The American Years. Jazz, blues and swing encounter classical structures and unadulterated Romanticism: Rachmaninov and Gershwin in the roaring twenties.
In America, the country where he found refuge after the Russian Revolution, Rachmaninov apparently never really felt at home. His Romantic style was seen as old-fashioned, and the new currents based on jazz, blues and swinging music were not his style. He shifted his focus to his career as a pianist, and composed very little after fleeing Russia: “when I left Russia, I left behind my desire to compose: losing my country, I lost myself also”.
Rachmaninov’s Fourth Piano Concerto illustrates the struggle and quest for his true musical identity. He had never worked as long and intensively on any other work as this one, or made as many revisions.
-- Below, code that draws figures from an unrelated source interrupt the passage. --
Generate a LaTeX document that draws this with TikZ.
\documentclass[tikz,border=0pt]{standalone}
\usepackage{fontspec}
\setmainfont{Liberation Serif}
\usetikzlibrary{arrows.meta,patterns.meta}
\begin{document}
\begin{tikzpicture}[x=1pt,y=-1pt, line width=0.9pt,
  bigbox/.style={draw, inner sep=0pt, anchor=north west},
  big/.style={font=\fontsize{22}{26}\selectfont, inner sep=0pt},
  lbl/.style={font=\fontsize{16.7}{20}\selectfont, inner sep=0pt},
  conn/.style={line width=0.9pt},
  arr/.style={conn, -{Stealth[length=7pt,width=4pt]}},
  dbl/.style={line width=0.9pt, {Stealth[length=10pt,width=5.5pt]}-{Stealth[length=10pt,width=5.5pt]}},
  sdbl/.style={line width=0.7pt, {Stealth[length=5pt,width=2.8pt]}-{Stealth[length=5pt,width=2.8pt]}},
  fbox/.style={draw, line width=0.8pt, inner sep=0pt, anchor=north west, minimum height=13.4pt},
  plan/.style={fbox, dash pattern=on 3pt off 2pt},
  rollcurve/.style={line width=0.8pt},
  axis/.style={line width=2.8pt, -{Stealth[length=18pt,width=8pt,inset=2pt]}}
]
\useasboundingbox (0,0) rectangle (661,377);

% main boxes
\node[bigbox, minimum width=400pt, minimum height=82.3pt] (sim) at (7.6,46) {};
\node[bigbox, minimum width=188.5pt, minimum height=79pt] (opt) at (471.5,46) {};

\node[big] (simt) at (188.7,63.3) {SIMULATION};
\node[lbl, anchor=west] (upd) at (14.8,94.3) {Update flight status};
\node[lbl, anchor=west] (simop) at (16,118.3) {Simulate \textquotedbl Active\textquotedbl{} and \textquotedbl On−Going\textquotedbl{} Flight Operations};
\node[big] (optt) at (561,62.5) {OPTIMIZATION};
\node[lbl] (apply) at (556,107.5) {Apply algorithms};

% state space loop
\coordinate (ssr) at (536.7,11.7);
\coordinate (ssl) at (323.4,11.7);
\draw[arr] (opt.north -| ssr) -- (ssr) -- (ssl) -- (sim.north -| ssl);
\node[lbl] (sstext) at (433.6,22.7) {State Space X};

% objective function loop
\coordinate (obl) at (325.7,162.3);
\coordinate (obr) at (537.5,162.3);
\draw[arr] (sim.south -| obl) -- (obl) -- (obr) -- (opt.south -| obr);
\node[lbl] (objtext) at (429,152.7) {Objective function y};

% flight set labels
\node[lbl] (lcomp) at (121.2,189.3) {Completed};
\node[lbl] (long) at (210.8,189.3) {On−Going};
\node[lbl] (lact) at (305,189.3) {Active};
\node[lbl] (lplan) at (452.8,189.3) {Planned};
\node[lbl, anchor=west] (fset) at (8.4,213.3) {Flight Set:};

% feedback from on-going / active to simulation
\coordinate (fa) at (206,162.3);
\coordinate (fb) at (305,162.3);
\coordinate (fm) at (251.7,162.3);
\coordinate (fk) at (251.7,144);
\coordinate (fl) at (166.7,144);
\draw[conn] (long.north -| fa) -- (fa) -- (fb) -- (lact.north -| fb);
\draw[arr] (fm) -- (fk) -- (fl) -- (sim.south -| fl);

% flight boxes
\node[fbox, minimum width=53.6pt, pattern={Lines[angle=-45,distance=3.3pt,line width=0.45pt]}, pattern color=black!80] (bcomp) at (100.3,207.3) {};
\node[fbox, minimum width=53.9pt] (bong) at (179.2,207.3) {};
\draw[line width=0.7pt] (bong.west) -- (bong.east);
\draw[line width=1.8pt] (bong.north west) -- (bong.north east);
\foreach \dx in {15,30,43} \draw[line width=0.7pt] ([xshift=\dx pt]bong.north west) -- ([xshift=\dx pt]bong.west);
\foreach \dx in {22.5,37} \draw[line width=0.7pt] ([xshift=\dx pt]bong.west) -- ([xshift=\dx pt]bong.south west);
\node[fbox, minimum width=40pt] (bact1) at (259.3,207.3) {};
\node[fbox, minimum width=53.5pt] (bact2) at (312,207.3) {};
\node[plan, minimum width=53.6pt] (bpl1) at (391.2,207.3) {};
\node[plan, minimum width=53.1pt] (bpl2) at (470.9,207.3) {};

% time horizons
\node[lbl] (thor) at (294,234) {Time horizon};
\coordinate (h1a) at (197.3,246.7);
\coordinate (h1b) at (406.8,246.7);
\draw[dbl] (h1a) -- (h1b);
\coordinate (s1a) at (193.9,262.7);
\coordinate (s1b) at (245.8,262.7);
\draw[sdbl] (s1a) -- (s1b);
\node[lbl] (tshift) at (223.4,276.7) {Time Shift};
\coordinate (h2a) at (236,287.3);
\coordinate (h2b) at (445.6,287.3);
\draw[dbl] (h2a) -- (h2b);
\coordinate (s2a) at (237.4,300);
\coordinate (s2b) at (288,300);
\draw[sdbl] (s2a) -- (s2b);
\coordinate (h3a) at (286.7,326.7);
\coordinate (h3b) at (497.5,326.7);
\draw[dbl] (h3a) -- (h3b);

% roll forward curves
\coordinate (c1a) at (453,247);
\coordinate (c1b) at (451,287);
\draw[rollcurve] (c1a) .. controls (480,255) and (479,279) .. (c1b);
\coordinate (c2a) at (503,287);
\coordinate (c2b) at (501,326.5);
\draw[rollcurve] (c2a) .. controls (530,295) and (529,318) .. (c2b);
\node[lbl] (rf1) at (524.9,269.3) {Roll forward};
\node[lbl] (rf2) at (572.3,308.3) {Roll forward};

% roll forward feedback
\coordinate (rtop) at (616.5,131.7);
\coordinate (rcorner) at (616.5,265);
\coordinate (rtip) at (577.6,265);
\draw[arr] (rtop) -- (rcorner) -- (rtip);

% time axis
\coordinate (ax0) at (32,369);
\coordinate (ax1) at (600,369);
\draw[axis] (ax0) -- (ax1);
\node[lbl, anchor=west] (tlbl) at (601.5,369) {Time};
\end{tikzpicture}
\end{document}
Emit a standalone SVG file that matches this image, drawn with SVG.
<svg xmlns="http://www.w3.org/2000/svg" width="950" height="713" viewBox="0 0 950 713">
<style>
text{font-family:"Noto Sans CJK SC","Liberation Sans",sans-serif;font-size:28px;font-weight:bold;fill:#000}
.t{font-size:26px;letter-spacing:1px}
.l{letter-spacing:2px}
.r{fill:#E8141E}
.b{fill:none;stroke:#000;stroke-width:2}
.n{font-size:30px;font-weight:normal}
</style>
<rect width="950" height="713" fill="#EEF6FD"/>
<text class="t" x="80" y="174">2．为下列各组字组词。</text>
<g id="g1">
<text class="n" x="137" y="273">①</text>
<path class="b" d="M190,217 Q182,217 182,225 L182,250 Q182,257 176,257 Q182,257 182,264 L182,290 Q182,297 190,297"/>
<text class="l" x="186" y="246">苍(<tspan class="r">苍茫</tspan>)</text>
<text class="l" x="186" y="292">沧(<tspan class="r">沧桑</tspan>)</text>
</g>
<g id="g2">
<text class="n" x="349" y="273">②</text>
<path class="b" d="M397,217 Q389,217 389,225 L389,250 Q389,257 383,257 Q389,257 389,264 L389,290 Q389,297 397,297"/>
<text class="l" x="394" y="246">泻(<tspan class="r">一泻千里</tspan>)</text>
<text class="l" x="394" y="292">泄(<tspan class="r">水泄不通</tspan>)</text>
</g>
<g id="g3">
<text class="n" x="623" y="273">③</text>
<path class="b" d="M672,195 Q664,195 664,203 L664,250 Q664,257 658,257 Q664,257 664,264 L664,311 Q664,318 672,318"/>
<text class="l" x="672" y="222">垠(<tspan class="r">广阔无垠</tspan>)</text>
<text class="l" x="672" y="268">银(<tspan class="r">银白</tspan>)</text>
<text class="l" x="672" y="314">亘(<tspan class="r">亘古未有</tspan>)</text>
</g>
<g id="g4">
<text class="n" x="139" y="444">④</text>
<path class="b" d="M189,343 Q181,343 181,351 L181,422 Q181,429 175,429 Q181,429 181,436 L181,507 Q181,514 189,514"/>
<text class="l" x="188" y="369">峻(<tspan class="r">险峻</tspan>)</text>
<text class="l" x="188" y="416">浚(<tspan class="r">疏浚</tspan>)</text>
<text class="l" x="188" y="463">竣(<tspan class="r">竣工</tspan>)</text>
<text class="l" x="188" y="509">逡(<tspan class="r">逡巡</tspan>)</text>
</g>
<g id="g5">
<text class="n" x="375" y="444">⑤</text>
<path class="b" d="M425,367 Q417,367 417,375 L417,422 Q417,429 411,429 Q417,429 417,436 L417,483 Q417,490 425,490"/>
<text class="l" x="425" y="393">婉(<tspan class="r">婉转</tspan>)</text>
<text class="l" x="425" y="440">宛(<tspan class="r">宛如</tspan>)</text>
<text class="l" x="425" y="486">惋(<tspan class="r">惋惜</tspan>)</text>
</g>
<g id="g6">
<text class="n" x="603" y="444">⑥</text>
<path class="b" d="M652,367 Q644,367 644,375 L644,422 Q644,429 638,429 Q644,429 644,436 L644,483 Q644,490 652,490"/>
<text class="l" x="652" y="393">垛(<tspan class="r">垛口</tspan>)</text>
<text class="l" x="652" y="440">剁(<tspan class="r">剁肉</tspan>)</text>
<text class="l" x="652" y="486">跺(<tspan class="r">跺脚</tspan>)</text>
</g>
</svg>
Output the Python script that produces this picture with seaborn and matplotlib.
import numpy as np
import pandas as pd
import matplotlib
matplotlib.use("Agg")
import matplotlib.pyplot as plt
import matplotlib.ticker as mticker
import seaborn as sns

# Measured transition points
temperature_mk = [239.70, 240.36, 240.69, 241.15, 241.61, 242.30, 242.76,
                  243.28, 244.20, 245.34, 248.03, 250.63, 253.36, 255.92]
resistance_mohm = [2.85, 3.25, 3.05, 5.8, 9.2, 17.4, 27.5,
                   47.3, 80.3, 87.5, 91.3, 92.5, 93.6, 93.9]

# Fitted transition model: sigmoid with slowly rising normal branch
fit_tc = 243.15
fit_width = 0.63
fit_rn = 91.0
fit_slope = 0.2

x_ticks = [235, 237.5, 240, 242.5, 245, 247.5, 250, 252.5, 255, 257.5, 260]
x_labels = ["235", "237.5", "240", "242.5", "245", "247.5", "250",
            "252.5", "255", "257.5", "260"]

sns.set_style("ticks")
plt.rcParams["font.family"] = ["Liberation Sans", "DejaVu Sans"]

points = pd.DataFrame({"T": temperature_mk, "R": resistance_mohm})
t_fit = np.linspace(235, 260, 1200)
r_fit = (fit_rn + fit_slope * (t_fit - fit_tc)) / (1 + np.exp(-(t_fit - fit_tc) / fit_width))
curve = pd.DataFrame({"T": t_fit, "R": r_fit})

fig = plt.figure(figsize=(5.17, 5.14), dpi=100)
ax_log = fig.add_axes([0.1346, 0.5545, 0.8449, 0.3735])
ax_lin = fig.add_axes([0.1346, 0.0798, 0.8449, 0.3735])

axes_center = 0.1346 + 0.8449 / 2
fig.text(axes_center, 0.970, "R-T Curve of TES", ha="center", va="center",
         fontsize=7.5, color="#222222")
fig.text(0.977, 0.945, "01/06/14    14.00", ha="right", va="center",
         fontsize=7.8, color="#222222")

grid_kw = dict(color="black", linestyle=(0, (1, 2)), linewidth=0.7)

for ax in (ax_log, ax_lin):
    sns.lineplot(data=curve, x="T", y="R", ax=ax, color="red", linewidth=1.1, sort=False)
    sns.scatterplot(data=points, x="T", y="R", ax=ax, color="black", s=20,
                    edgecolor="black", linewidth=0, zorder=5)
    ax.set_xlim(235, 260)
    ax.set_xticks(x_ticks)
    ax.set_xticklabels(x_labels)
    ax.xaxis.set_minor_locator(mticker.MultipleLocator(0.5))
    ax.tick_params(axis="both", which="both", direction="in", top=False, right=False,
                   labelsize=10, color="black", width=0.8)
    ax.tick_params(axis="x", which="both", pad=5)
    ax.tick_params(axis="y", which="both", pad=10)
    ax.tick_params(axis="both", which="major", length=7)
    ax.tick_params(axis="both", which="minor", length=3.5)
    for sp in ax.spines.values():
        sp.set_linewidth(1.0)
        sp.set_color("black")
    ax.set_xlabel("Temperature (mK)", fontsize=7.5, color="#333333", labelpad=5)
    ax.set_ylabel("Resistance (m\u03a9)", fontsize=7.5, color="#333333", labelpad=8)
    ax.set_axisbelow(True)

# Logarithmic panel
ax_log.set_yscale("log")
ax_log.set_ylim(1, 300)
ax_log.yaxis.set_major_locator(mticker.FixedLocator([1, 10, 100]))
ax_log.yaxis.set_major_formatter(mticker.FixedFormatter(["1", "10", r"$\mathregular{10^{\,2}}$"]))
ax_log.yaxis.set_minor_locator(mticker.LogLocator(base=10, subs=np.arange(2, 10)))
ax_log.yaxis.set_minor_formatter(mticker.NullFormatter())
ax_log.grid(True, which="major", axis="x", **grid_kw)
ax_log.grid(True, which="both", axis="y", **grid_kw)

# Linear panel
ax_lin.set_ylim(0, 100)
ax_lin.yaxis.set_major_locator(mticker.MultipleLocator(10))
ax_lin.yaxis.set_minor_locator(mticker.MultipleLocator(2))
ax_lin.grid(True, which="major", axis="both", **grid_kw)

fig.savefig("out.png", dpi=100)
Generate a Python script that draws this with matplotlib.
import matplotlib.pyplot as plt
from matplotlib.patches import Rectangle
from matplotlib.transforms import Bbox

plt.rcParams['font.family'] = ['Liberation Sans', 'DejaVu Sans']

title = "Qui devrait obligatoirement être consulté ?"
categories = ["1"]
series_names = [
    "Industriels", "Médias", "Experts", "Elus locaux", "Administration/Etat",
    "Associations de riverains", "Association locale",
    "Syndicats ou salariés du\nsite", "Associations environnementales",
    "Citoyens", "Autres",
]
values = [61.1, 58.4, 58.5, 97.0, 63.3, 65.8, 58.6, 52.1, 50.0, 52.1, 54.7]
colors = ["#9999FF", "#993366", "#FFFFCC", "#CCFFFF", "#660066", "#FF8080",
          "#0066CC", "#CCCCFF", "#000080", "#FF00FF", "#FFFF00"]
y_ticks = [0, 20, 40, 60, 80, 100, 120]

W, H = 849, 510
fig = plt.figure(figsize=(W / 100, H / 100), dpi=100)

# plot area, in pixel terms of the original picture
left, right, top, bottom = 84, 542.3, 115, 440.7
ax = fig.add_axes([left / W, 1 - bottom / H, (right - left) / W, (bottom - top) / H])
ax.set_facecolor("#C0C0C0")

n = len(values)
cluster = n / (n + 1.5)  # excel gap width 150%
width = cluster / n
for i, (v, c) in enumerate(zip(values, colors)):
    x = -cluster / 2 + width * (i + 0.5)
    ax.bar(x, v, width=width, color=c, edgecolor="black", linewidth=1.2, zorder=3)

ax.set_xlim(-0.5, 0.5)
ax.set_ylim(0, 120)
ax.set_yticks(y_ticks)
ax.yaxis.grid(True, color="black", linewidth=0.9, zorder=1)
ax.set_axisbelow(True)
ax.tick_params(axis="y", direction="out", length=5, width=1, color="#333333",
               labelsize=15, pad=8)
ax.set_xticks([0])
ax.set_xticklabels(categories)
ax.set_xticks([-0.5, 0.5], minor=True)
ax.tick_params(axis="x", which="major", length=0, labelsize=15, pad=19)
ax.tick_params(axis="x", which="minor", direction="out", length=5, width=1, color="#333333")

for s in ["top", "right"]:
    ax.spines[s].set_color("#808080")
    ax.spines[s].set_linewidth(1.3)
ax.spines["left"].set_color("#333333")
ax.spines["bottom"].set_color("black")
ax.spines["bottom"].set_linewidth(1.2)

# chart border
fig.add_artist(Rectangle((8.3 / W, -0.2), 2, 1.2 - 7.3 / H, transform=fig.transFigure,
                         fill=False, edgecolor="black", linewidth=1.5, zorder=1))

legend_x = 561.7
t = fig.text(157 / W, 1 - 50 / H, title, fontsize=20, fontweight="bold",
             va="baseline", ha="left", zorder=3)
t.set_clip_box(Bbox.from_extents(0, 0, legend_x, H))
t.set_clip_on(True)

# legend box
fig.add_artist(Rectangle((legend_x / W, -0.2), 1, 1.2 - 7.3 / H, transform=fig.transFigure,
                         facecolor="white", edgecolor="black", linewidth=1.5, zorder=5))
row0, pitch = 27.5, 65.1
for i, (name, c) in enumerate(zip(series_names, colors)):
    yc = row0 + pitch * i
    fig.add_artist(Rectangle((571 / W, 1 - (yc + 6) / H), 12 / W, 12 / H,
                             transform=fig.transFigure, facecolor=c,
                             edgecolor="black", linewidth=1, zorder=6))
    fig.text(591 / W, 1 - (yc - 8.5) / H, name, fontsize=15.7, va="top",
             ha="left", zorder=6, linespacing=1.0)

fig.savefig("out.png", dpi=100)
The result is a concerto that remains faithful to his typical Romantic style but that also shows the American influence of jazz and blues, as well as modern cadenzas and piano runs. And a careful listener will also hear shadows of the later Paganini Rhapsodies.
One person who had no difficulties mixing different musical genres was George Gershwin. The success of his Broadway career heightened his fascination with modern composers such as Schönberg and Stravinsky, and made him long for a synthesis of the two worlds. The fleet-footed symphonic poem An American in Paris combines those worlds like none other.